(Data items)
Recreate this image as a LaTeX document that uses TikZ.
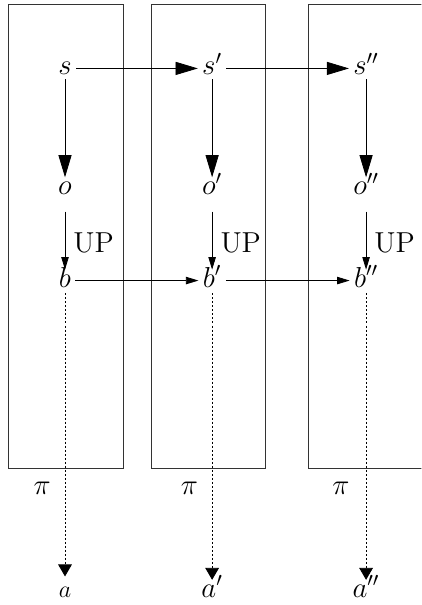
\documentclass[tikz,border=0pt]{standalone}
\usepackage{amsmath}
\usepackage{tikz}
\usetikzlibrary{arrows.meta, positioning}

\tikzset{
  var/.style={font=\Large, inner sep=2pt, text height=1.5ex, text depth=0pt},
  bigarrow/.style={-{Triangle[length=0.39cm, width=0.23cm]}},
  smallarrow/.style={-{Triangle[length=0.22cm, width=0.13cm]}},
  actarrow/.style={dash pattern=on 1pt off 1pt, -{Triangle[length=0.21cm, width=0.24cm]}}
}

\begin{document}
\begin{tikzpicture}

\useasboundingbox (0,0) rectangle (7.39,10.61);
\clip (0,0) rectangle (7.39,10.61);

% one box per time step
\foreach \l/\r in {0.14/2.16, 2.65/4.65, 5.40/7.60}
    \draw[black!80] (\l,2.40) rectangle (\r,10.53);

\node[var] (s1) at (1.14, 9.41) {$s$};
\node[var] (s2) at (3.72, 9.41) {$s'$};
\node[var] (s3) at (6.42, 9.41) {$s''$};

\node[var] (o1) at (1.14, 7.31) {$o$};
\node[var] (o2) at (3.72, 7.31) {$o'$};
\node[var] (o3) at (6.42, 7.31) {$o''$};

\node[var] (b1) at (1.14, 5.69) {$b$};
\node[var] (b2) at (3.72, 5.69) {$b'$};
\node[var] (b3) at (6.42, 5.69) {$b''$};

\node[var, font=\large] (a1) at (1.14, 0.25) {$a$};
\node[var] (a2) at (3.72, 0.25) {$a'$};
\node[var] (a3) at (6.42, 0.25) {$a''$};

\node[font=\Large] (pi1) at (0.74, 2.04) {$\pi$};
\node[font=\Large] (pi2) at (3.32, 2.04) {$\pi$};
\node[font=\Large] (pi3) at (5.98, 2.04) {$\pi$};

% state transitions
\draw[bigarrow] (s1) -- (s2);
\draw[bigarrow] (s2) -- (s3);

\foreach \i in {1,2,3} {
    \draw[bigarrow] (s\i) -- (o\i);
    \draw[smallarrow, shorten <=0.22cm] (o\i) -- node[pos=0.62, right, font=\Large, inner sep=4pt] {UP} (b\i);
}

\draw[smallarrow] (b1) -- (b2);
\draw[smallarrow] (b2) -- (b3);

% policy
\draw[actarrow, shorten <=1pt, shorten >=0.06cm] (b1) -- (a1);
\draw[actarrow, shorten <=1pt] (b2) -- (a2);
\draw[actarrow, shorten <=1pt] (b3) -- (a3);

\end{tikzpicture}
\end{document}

--

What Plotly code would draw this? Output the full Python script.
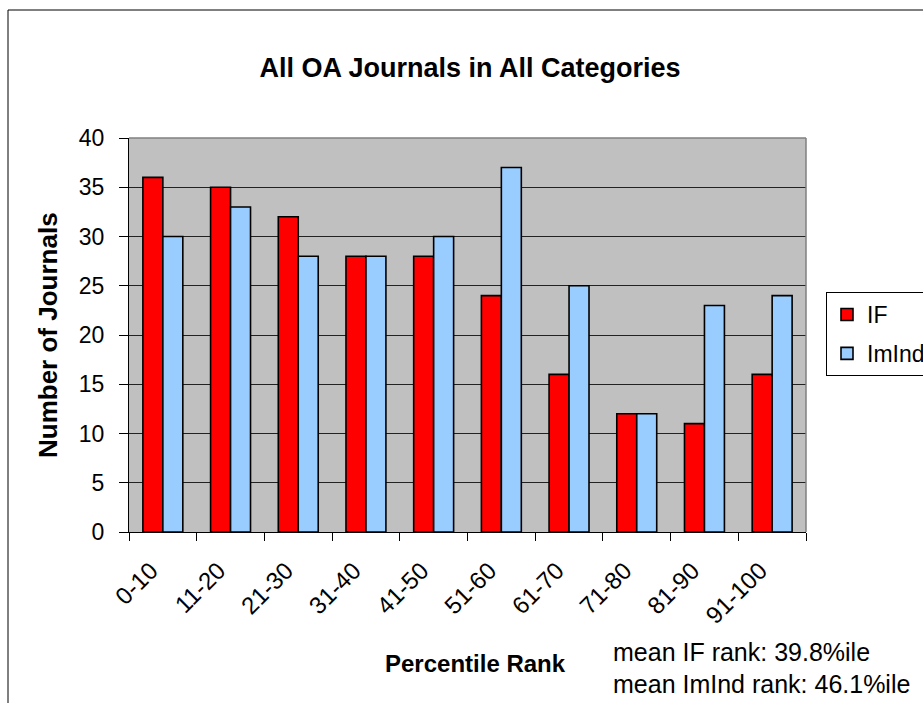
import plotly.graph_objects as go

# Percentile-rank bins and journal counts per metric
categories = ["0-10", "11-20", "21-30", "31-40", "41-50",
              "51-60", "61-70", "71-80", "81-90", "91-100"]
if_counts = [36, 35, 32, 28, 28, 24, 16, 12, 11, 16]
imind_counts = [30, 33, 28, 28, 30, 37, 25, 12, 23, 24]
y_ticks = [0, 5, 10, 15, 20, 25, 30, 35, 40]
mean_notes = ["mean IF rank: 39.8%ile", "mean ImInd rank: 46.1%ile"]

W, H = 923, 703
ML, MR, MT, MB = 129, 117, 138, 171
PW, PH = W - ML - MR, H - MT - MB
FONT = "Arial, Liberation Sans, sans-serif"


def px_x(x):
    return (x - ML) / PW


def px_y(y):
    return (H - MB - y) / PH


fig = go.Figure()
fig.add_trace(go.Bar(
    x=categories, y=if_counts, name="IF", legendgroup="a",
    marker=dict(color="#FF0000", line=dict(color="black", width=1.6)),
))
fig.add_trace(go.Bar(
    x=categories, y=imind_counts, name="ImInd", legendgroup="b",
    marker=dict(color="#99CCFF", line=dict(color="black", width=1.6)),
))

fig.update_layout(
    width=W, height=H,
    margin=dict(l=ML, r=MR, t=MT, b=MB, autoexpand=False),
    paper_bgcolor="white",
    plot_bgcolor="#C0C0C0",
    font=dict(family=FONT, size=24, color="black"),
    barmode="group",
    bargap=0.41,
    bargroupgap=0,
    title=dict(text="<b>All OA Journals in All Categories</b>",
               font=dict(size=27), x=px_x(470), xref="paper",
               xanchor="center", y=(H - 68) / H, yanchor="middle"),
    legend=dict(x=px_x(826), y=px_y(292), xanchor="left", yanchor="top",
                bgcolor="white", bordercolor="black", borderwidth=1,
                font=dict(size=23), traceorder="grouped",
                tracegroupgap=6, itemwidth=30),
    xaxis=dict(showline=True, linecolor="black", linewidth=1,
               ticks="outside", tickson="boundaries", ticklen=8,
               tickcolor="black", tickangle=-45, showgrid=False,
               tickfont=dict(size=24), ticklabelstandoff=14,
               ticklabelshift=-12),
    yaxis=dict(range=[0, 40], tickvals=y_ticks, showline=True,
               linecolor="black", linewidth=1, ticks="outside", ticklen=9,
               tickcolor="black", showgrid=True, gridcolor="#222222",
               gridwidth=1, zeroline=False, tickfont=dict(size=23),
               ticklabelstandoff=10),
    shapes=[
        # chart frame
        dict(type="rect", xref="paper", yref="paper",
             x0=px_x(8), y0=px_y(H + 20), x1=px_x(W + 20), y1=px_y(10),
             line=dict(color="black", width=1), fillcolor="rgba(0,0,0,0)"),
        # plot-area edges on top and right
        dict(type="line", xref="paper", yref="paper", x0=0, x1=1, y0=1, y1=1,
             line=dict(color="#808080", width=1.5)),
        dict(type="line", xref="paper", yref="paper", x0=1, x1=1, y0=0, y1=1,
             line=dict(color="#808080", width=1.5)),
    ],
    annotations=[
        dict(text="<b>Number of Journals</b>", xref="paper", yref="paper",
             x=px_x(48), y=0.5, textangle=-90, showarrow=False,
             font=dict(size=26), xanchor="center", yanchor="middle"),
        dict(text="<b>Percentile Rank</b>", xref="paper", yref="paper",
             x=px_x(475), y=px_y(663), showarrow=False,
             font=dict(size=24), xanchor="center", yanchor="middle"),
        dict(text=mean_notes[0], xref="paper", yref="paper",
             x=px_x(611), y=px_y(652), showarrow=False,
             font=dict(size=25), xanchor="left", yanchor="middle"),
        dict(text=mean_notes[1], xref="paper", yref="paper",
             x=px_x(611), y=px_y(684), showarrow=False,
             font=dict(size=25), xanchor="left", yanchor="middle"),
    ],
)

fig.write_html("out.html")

Short problem:
Above are some records; quote exactly and only the lines that begin at the line containing "What Plotly code" and stop after the line containing "import plotly.graph_objects as go", leaving out the pictures.

Solution:
What Plotly code would draw this? Output the full Python script.
import plotly.graph_objects as go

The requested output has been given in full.